start Source material

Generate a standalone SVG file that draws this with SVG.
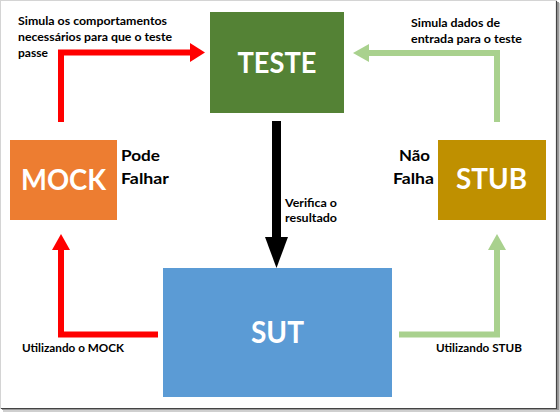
<svg xmlns="http://www.w3.org/2000/svg" width="560" height="412" viewBox="0 0 560 412">
<style>
.box{stroke:none}
.big{font-family:Lato,"Noto Sans","Liberation Sans",sans-serif;font-weight:bold;fill:#fff;text-anchor:middle}
.lbl{font-family:Lato,"Noto Sans","Liberation Sans",sans-serif;font-weight:bold;fill:#000}
.sm{font-size:12px}
.md{font-size:16px}
.red{fill:none;stroke:#ff0000;stroke-width:6}
.grn{fill:none;stroke:#a9d18e;stroke-width:6}
.blk{fill:none;stroke:#000;stroke-width:9}
</style>
<rect x="0" y="0" width="560" height="412" fill="#ffffff"/>
<rect x="3" y="3" width="557" height="409" fill="#cfcfcf"/>
<rect x="2" y="2" width="557" height="408" fill="#999999"/>
<rect x="0.5" y="0.5" width="556" height="408" fill="#ffffff" stroke="#d4d4d4"/>
<path d="M556.5 1V408.5H1" fill="none" stroke="#444" stroke-width="1.2"/>

<g id="connectors">
  <polyline class="red" points="61,122 61,52.5 191,52.5"/>
  <polygon fill="#ff0000" points="190,43 205,52.5 190,62"/>
  <polyline class="red" points="158,334.5 61,334.5 61,249"/>
  <polygon fill="#ff0000" points="52,250 61,234 70,250"/>
  <polyline class="grn" points="497,122 497,53 368,53"/>
  <polygon fill="#a9d18e" points="369,44 353,53 369,62"/>
  <polyline class="grn" points="399,334.5 497,334.5 497,249"/>
  <polygon fill="#a9d18e" points="488,250 497,234 506,250"/>
  <line class="blk" x1="276.5" y1="121" x2="276.5" y2="238"/>
  <polygon fill="#000" points="265,237 288,237 276.5,268"/>
</g>

<g id="teste">
  <rect class="box" x="210" y="12" width="134" height="101" fill="#548235"/>
  <text class="big" x="277" y="73" font-size="28" textLength="79" lengthAdjust="spacingAndGlyphs">TESTE</text>
</g>
<g id="mock">
  <rect class="box" x="10" y="140" width="107" height="80" fill="#ed7d31"/>
  <text class="big" x="63.5" y="190" font-size="28" textLength="85" lengthAdjust="spacingAndGlyphs">MOCK</text>
</g>
<g id="stub">
  <rect class="box" x="438" y="140" width="108" height="80" fill="#bf9000"/>
  <text class="big" x="491.5" y="189" font-size="28" textLength="71" lengthAdjust="spacingAndGlyphs">STUB</text>
</g>
<g id="sut">
  <rect class="box" x="163" y="268" width="229" height="129" fill="#5b9bd5"/>
  <text class="big" x="277.5" y="343" font-size="31" textLength="53" lengthAdjust="spacingAndGlyphs">SUT</text>
</g>

<g id="labels">
  <text class="lbl sm" x="18" y="25" textLength="149" lengthAdjust="spacingAndGlyphs">Simula os comportamentos</text>
  <text class="lbl sm" x="18" y="41" textLength="154" lengthAdjust="spacingAndGlyphs">necessários para que o teste</text>
  <text class="lbl sm" x="18" y="57" textLength="30" lengthAdjust="spacingAndGlyphs">passe</text>
  <text class="lbl sm" x="411" y="27" textLength="89" lengthAdjust="spacingAndGlyphs">Simula dados de</text>
  <text class="lbl sm" x="411" y="43" textLength="111" lengthAdjust="spacingAndGlyphs">entrada para o teste</text>
  <text class="lbl sm" x="285" y="207" textLength="52" lengthAdjust="spacingAndGlyphs">Verifica o</text>
  <text class="lbl sm" x="285" y="222" textLength="52" lengthAdjust="spacingAndGlyphs">resultado</text>
  <text class="lbl md" x="121" y="161" textLength="39" lengthAdjust="spacingAndGlyphs">Pode</text>
  <text class="lbl md" x="121" y="184" textLength="48" lengthAdjust="spacingAndGlyphs">Falhar</text>
  <text class="lbl md" x="414.5" y="161" text-anchor="middle" textLength="31" lengthAdjust="spacingAndGlyphs">Não</text>
  <text class="lbl md" x="413.5" y="184" text-anchor="middle" textLength="41" lengthAdjust="spacingAndGlyphs">Falha</text>
  <text class="lbl sm" x="22" y="352" textLength="102" lengthAdjust="spacingAndGlyphs">Utilizando o MOCK</text>
  <text class="lbl sm" x="436" y="352" textLength="86" lengthAdjust="spacingAndGlyphs">Utilizando STUB</text>
</g>
</svg>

end Source material

◆ **Given task**: Output the lines above in full and exactly as given, omitting any pictures.

◆ **Exercise answer**:
Generate a standalone SVG file that draws this with SVG.
<svg xmlns="http://www.w3.org/2000/svg" width="560" height="412" viewBox="0 0 560 412">
<style>
.box{stroke:none}
.big{font-family:Lato,"Noto Sans","Liberation Sans",sans-serif;font-weight:bold;fill:#fff;text-anchor:middle}
.lbl{font-family:Lato,"Noto Sans","Liberation Sans",sans-serif;font-weight:bold;fill:#000}
.sm{font-size:12px}
.md{font-size:16px}
.red{fill:none;stroke:#ff0000;stroke-width:6}
.grn{fill:none;stroke:#a9d18e;stroke-width:6}
.blk{fill:none;stroke:#000;stroke-width:9}
</style>
<rect x="0" y="0" width="560" height="412" fill="#ffffff"/>
<rect x="3" y="3" width="557" height="409" fill="#cfcfcf"/>
<rect x="2" y="2" width="557" height="408" fill="#999999"/>
<rect x="0.5" y="0.5" width="556" height="408" fill="#ffffff" stroke="#d4d4d4"/>
<path d="M556.5 1V408.5H1" fill="none" stroke="#444" stroke-width="1.2"/>

<g id="connectors">
  <polyline class="red" points="61,122 61,52.5 191,52.5"/>
  <polygon fill="#ff0000" points="190,43 205,52.5 190,62"/>
  <polyline class="red" points="158,334.5 61,334.5 61,249"/>
  <polygon fill="#ff0000" points="52,250 61,234 70,250"/>
  <polyline class="grn" points="497,122 497,53 368,53"/>
  <polygon fill="#a9d18e" points="369,44 353,53 369,62"/>
  <polyline class="grn" points="399,334.5 497,334.5 497,249"/>
  <polygon fill="#a9d18e" points="488,250 497,234 506,250"/>
  <line class="blk" x1="276.5" y1="121" x2="276.5" y2="238"/>
  <polygon fill="#000" points="265,237 288,237 276.5,268"/>
</g>

<g id="teste">
  <rect class="box" x="210" y="12" width="134" height="101" fill="#548235"/>
  <text class="big" x="277" y="73" font-size="28" textLength="79" lengthAdjust="spacingAndGlyphs">TESTE</text>
</g>
<g id="mock">
  <rect class="box" x="10" y="140" width="107" height="80" fill="#ed7d31"/>
  <text class="big" x="63.5" y="190" font-size="28" textLength="85" lengthAdjust="spacingAndGlyphs">MOCK</text>
</g>
<g id="stub">
  <rect class="box" x="438" y="140" width="108" height="80" fill="#bf9000"/>
  <text class="big" x="491.5" y="189" font-size="28" textLength="71" lengthAdjust="spacingAndGlyphs">STUB</text>
</g>
<g id="sut">
  <rect class="box" x="163" y="268" width="229" height="129" fill="#5b9bd5"/>
  <text class="big" x="277.5" y="343" font-size="31" textLength="53" lengthAdjust="spacingAndGlyphs">SUT</text>
</g>

<g id="labels">
  <text class="lbl sm" x="18" y="25" textLength="149" lengthAdjust="spacingAndGlyphs">Simula os comportamentos</text>
  <text class="lbl sm" x="18" y="41" textLength="154" lengthAdjust="spacingAndGlyphs">necessários para que o teste</text>
  <text class="lbl sm" x="18" y="57" textLength="30" lengthAdjust="spacingAndGlyphs">passe</text>
  <text class="lbl sm" x="411" y="27" textLength="89" lengthAdjust="spacingAndGlyphs">Simula dados de</text>
  <text class="lbl sm" x="411" y="43" textLength="111" lengthAdjust="spacingAndGlyphs">entrada para o teste</text>
  <text class="lbl sm" x="285" y="207" textLength="52" lengthAdjust="spacingAndGlyphs">Verifica o</text>
  <text class="lbl sm" x="285" y="222" textLength="52" lengthAdjust="spacingAndGlyphs">resultado</text>
  <text class="lbl md" x="121" y="161" textLength="39" lengthAdjust="spacingAndGlyphs">Pode</text>
  <text class="lbl md" x="121" y="184" textLength="48" lengthAdjust="spacingAndGlyphs">Falhar</text>
  <text class="lbl md" x="414.5" y="161" text-anchor="middle" textLength="31" lengthAdjust="spacingAndGlyphs">Não</text>
  <text class="lbl md" x="413.5" y="184" text-anchor="middle" textLength="41" lengthAdjust="spacingAndGlyphs">Falha</text>
  <text class="lbl sm" x="22" y="352" textLength="102" lengthAdjust="spacingAndGlyphs">Utilizando o MOCK</text>
  <text class="lbl sm" x="436" y="352" textLength="86" lengthAdjust="spacingAndGlyphs">Utilizando STUB</text>
</g>
</svg>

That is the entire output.